■ Requirement
Copy out the listing that follows exactly, dropping every picture.

[start]

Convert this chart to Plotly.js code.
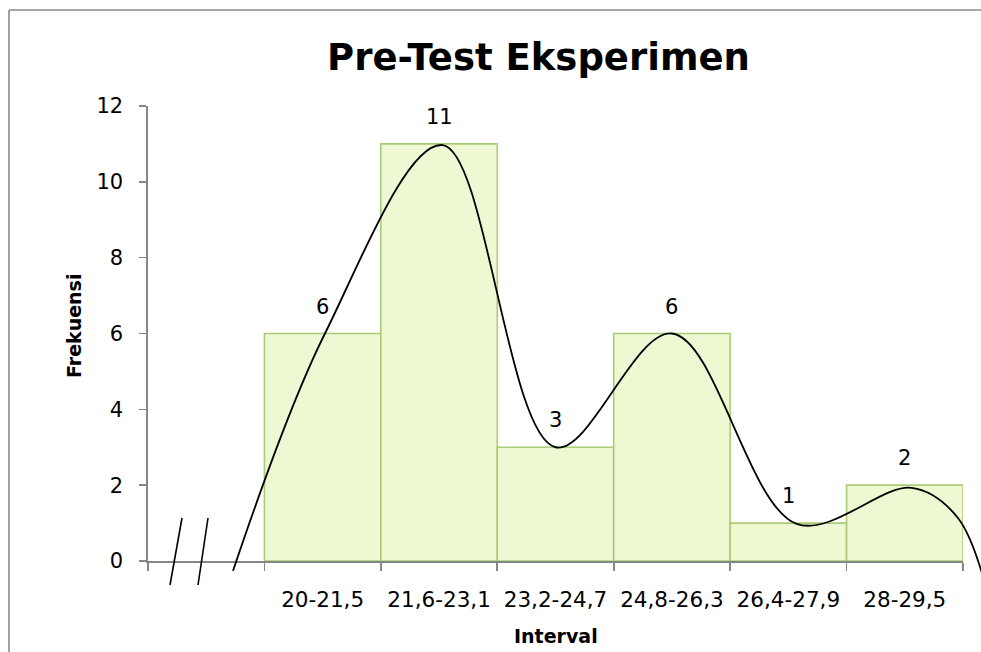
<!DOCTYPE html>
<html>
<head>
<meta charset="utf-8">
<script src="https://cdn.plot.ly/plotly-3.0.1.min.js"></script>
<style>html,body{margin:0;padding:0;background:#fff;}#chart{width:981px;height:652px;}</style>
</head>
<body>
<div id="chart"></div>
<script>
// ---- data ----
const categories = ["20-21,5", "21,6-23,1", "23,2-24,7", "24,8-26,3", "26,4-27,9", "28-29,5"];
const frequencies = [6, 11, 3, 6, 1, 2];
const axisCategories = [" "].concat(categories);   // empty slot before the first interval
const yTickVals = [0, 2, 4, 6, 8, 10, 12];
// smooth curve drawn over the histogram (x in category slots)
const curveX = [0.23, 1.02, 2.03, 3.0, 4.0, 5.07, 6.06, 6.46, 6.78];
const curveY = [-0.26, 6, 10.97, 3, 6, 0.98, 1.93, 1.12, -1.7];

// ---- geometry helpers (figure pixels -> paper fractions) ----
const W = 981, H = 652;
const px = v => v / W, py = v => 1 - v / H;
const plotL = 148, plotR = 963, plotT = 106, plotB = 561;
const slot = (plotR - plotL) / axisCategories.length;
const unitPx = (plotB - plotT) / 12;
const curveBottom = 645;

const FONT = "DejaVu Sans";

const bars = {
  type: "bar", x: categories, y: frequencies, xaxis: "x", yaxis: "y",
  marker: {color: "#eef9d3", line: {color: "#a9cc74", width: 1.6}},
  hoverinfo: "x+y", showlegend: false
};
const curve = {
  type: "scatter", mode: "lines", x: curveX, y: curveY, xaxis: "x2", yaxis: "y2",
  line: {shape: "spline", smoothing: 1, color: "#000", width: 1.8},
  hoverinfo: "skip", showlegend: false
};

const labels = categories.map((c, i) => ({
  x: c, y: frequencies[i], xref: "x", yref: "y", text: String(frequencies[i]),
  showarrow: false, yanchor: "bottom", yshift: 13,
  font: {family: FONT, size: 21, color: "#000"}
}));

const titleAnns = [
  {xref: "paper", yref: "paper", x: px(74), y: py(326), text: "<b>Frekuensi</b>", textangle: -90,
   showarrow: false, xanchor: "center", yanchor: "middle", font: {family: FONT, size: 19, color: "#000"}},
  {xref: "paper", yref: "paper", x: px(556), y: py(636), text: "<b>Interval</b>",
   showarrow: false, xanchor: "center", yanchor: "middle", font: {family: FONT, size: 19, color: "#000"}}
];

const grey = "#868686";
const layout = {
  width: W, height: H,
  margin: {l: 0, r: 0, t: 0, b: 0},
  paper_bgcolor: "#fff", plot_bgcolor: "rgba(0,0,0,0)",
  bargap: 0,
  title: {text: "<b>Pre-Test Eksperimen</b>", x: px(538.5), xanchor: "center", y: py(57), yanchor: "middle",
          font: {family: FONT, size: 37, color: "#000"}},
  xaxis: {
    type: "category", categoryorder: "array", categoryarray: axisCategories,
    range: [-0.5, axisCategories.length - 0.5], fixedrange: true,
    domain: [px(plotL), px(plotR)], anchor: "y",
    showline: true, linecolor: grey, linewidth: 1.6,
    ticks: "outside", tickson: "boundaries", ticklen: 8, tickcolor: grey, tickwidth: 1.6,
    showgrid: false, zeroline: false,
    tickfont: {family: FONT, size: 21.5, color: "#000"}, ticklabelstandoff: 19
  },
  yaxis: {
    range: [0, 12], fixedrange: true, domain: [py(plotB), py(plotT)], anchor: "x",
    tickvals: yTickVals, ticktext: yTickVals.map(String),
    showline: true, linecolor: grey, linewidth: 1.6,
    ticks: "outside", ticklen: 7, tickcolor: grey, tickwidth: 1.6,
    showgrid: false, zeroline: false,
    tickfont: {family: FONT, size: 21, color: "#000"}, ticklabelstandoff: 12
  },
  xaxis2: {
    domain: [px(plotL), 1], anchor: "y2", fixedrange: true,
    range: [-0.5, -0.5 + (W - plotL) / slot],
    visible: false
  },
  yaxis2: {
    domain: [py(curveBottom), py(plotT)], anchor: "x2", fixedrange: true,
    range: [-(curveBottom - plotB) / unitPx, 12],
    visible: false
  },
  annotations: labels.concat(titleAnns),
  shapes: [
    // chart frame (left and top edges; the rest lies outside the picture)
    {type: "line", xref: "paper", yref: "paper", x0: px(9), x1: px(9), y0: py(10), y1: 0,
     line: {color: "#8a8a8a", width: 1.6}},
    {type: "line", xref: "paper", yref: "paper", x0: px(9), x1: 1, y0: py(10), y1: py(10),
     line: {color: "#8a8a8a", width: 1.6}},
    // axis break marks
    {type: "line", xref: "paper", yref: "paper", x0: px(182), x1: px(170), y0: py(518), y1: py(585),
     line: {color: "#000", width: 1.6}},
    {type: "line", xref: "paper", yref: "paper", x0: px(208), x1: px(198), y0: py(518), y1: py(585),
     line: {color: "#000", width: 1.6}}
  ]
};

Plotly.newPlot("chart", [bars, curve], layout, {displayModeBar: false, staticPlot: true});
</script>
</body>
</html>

[end]

■ Answer to this problem
Convert this chart to Plotly.js code.
<!DOCTYPE html>
<html>
<head>
<meta charset="utf-8">
<script src="https://cdn.plot.ly/plotly-3.0.1.min.js"></script>
<style>html,body{margin:0;padding:0;background:#fff;}#chart{width:981px;height:652px;}</style>
</head>
<body>
<div id="chart"></div>
<script>
// ---- data ----
const categories = ["20-21,5", "21,6-23,1", "23,2-24,7", "24,8-26,3", "26,4-27,9", "28-29,5"];
const frequencies = [6, 11, 3, 6, 1, 2];
const axisCategories = [" "].concat(categories);   // empty slot before the first interval
const yTickVals = [0, 2, 4, 6, 8, 10, 12];
// smooth curve drawn over the histogram (x in category slots)
const curveX = [0.23, 1.02, 2.03, 3.0, 4.0, 5.07, 6.06, 6.46, 6.78];
const curveY = [-0.26, 6, 10.97, 3, 6, 0.98, 1.93, 1.12, -1.7];

// ---- geometry helpers (figure pixels -> paper fractions) ----
const W = 981, H = 652;
const px = v => v / W, py = v => 1 - v / H;
const plotL = 148, plotR = 963, plotT = 106, plotB = 561;
const slot = (plotR - plotL) / axisCategories.length;
const unitPx = (plotB - plotT) / 12;
const curveBottom = 645;

const FONT = "DejaVu Sans";

const bars = {
  type: "bar", x: categories, y: frequencies, xaxis: "x", yaxis: "y",
  marker: {color: "#eef9d3", line: {color: "#a9cc74", width: 1.6}},
  hoverinfo: "x+y", showlegend: false
};
const curve = {
  type: "scatter", mode: "lines", x: curveX, y: curveY, xaxis: "x2", yaxis: "y2",
  line: {shape: "spline", smoothing: 1, color: "#000", width: 1.8},
  hoverinfo: "skip", showlegend: false
};

const labels = categories.map((c, i) => ({
  x: c, y: frequencies[i], xref: "x", yref: "y", text: String(frequencies[i]),
  showarrow: false, yanchor: "bottom", yshift: 13,
  font: {family: FONT, size: 21, color: "#000"}
}));

const titleAnns = [
  {xref: "paper", yref: "paper", x: px(74), y: py(326), text: "<b>Frekuensi</b>", textangle: -90,
   showarrow: false, xanchor: "center", yanchor: "middle", font: {family: FONT, size: 19, color: "#000"}},
  {xref: "paper", yref: "paper", x: px(556), y: py(636), text: "<b>Interval</b>",
   showarrow: false, xanchor: "center", yanchor: "middle", font: {family: FONT, size: 19, color: "#000"}}
];

const grey = "#868686";
const layout = {
  width: W, height: H,
  margin: {l: 0, r: 0, t: 0, b: 0},
  paper_bgcolor: "#fff", plot_bgcolor: "rgba(0,0,0,0)",
  bargap: 0,
  title: {text: "<b>Pre-Test Eksperimen</b>", x: px(538.5), xanchor: "center", y: py(57), yanchor: "middle",
          font: {family: FONT, size: 37, color: "#000"}},
  xaxis: {
    type: "category", categoryorder: "array", categoryarray: axisCategories,
    range: [-0.5, axisCategories.length - 0.5], fixedrange: true,
    domain: [px(plotL), px(plotR)], anchor: "y",
    showline: true, linecolor: grey, linewidth: 1.6,
    ticks: "outside", tickson: "boundaries", ticklen: 8, tickcolor: grey, tickwidth: 1.6,
    showgrid: false, zeroline: false,
    tickfont: {family: FONT, size: 21.5, color: "#000"}, ticklabelstandoff: 19
  },
  yaxis: {
    range: [0, 12], fixedrange: true, domain: [py(plotB), py(plotT)], anchor: "x",
    tickvals: yTickVals, ticktext: yTickVals.map(String),
    showline: true, linecolor: grey, linewidth: 1.6,
    ticks: "outside", ticklen: 7, tickcolor: grey, tickwidth: 1.6,
    showgrid: false, zeroline: false,
    tickfont: {family: FONT, size: 21, color: "#000"}, ticklabelstandoff: 12
  },
  xaxis2: {
    domain: [px(plotL), 1], anchor: "y2", fixedrange: true,
    range: [-0.5, -0.5 + (W - plotL) / slot],
    visible: false
  },
  yaxis2: {
    domain: [py(curveBottom), py(plotT)], anchor: "x2", fixedrange: true,
    range: [-(curveBottom - plotB) / unitPx, 12],
    visible: false
  },
  annotations: labels.concat(titleAnns),
  shapes: [
    // chart frame (left and top edges; the rest lies outside the picture)
    {type: "line", xref: "paper", yref: "paper", x0: px(9), x1: px(9), y0: py(10), y1: 0,
     line: {color: "#8a8a8a", width: 1.6}},
    {type: "line", xref: "paper", yref: "paper", x0: px(9), x1: 1, y0: py(10), y1: py(10),
     line: {color: "#8a8a8a", width: 1.6}},
    // axis break marks
    {type: "line", xref: "paper", yref: "paper", x0: px(182), x1: px(170), y0: py(518), y1: py(585),
     line: {color: "#000", width: 1.6}},
    {type: "line", xref: "paper", yref: "paper", x0: px(208), x1: px(198), y0: py(518), y1: py(585),
     line: {color: "#000", width: 1.6}}
  ]
};

Plotly.newPlot("chart", [bars, curve], layout, {displayModeBar: false, staticPlot: true});
</script>
</body>
</html>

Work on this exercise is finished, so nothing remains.